▶ [MATERIAL SHOWN]:
((

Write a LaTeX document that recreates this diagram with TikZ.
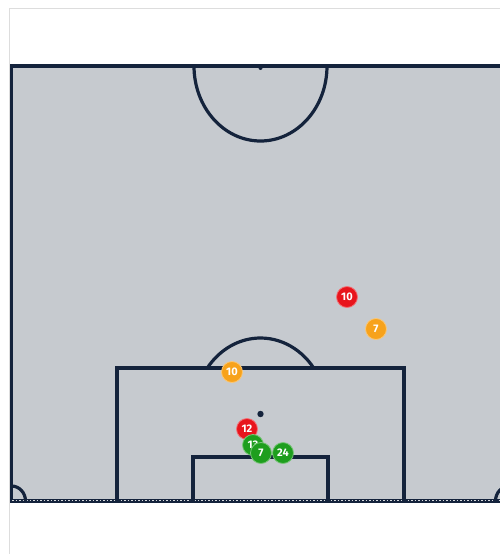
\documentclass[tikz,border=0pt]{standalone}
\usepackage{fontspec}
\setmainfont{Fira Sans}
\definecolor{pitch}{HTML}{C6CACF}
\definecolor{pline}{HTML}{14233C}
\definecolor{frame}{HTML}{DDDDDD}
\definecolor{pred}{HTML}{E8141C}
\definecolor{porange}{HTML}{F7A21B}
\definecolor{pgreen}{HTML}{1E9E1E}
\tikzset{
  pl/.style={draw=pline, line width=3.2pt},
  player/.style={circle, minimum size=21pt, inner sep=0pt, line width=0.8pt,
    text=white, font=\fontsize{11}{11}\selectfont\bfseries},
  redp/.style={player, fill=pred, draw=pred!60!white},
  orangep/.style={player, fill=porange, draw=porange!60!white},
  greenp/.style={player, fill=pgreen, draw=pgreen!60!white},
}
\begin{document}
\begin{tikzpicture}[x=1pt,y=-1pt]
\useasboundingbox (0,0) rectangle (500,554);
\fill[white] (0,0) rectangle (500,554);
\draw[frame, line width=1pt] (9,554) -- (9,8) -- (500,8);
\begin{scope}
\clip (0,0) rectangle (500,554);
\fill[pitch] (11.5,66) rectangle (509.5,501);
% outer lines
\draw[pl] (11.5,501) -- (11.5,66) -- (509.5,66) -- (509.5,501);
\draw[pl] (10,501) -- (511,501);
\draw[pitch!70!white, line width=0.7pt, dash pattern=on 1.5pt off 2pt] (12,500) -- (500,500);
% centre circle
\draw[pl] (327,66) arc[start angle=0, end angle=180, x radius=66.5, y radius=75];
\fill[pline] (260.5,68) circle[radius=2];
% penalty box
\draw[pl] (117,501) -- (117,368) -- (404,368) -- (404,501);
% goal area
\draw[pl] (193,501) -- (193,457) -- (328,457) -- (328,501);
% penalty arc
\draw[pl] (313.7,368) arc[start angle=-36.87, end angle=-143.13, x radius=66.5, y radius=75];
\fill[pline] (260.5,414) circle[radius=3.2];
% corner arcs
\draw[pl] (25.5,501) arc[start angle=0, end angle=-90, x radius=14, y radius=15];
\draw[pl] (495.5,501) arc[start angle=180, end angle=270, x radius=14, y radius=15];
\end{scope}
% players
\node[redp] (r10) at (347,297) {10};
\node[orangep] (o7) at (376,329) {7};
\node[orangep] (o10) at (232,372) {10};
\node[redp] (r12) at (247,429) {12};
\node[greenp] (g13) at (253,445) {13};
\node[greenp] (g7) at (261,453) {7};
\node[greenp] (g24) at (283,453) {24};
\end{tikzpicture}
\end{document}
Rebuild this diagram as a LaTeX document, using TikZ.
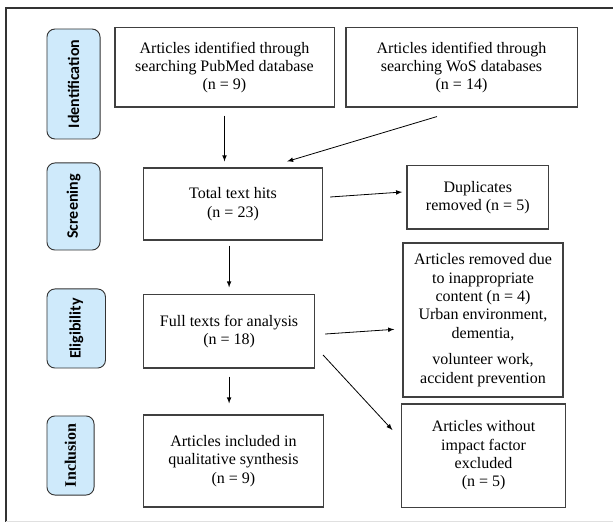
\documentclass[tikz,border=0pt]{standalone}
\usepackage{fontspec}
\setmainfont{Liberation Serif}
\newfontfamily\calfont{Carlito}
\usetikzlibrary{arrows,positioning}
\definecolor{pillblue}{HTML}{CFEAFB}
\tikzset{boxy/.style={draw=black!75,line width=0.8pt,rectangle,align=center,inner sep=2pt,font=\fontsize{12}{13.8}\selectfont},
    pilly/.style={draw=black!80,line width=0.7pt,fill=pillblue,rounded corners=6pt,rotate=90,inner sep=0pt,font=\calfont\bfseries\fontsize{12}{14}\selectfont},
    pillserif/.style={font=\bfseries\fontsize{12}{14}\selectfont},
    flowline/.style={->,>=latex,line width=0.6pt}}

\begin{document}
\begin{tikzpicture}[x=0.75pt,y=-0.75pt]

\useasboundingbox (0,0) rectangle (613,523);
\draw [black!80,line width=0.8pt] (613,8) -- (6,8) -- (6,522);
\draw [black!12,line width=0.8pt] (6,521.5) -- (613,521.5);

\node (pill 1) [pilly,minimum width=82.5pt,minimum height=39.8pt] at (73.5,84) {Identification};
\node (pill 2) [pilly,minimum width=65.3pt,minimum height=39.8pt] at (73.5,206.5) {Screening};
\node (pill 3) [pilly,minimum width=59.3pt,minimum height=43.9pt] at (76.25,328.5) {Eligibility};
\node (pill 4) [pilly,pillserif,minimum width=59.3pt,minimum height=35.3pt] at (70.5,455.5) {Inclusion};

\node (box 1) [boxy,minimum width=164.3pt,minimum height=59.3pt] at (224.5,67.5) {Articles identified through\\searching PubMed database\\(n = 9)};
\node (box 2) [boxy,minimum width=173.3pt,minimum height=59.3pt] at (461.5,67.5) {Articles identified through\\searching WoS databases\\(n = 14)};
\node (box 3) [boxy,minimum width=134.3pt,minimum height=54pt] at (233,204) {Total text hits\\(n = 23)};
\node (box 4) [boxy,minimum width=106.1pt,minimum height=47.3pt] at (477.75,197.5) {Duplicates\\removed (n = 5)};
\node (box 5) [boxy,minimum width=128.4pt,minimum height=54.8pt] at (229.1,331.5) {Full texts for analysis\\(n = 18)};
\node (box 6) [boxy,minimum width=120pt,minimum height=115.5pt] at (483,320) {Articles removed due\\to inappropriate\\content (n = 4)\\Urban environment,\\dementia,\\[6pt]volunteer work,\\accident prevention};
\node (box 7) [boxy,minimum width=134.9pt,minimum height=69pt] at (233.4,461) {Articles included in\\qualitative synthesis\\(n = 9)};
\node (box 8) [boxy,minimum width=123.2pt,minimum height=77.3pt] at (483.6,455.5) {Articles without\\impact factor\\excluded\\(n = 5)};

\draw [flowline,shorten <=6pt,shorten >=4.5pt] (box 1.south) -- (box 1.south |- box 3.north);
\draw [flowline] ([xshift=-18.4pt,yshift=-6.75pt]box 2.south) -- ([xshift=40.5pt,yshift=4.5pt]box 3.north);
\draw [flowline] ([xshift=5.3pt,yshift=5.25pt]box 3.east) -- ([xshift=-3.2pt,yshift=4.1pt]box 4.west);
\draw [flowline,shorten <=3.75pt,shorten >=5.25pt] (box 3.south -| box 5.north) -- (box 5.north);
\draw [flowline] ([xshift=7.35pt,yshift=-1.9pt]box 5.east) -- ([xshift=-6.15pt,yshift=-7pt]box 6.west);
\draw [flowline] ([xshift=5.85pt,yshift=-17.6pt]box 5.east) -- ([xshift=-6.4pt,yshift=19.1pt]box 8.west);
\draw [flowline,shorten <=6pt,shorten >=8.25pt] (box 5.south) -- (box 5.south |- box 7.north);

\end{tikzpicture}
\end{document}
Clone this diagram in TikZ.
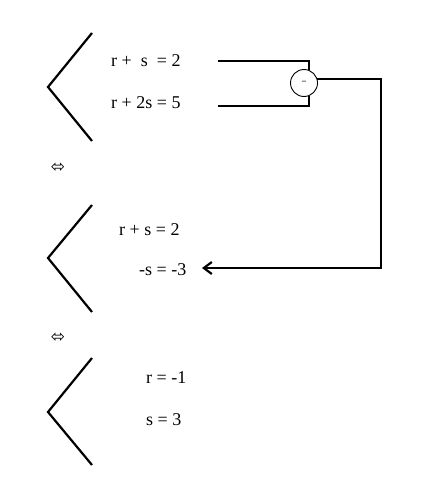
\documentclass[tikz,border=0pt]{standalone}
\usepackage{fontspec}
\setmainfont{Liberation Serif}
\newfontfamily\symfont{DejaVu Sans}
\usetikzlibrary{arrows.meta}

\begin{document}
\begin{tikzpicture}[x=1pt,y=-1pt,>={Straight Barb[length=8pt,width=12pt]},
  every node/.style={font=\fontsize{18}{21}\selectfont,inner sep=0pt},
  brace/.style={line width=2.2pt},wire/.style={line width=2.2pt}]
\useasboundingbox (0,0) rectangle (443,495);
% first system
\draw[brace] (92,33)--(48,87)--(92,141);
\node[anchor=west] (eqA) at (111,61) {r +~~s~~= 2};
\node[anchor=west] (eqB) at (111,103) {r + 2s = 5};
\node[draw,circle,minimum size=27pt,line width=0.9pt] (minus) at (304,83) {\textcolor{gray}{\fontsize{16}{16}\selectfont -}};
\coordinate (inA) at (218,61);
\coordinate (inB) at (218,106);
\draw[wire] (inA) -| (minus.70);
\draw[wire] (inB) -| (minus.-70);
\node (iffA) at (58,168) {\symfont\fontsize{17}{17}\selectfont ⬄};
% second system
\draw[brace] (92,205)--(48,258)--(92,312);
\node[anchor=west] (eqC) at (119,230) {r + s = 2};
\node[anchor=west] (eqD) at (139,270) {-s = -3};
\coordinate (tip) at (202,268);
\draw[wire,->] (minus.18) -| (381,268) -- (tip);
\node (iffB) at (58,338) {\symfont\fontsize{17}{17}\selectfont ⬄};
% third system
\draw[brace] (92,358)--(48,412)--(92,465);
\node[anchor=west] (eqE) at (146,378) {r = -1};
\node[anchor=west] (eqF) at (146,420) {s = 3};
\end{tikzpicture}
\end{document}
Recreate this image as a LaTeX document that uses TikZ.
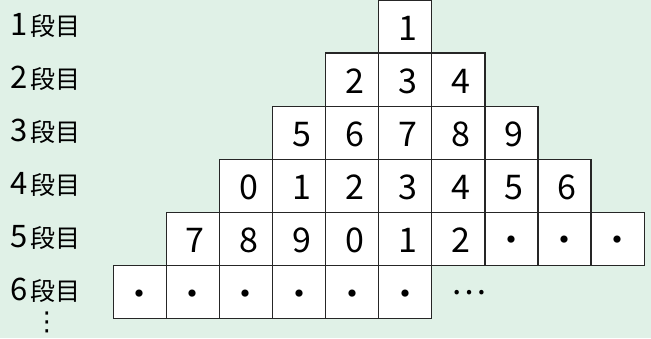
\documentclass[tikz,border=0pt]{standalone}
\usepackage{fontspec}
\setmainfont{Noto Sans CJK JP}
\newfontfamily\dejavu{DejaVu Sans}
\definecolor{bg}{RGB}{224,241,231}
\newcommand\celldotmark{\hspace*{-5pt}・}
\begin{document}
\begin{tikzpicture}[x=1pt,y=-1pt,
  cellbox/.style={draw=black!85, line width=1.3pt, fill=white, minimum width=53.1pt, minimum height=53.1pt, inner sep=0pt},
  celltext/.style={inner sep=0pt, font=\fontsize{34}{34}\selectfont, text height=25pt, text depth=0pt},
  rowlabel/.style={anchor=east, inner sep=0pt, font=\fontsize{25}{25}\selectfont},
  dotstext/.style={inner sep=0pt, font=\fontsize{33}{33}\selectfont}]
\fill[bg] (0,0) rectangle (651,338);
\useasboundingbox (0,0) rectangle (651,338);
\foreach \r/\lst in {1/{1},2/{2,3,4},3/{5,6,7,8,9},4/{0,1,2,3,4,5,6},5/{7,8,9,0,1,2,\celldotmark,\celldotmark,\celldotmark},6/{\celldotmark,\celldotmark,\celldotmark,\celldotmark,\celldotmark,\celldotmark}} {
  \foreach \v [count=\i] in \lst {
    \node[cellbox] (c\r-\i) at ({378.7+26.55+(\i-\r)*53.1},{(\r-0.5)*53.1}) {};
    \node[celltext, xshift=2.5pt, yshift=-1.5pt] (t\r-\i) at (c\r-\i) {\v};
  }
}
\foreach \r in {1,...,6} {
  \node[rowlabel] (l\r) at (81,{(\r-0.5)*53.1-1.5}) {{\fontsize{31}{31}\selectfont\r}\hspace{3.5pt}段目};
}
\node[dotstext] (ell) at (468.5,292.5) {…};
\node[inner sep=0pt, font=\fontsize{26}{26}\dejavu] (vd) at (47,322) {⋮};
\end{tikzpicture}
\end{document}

))

▶ [OBJECTIVE]: Filter the records above and return every line that holds the word "diagram".

▶ [FULL SOLUTION]:
Write a LaTeX document that recreates this diagram with TikZ.
Rebuild this diagram as a LaTeX document, using TikZ.
Clone this diagram in TikZ.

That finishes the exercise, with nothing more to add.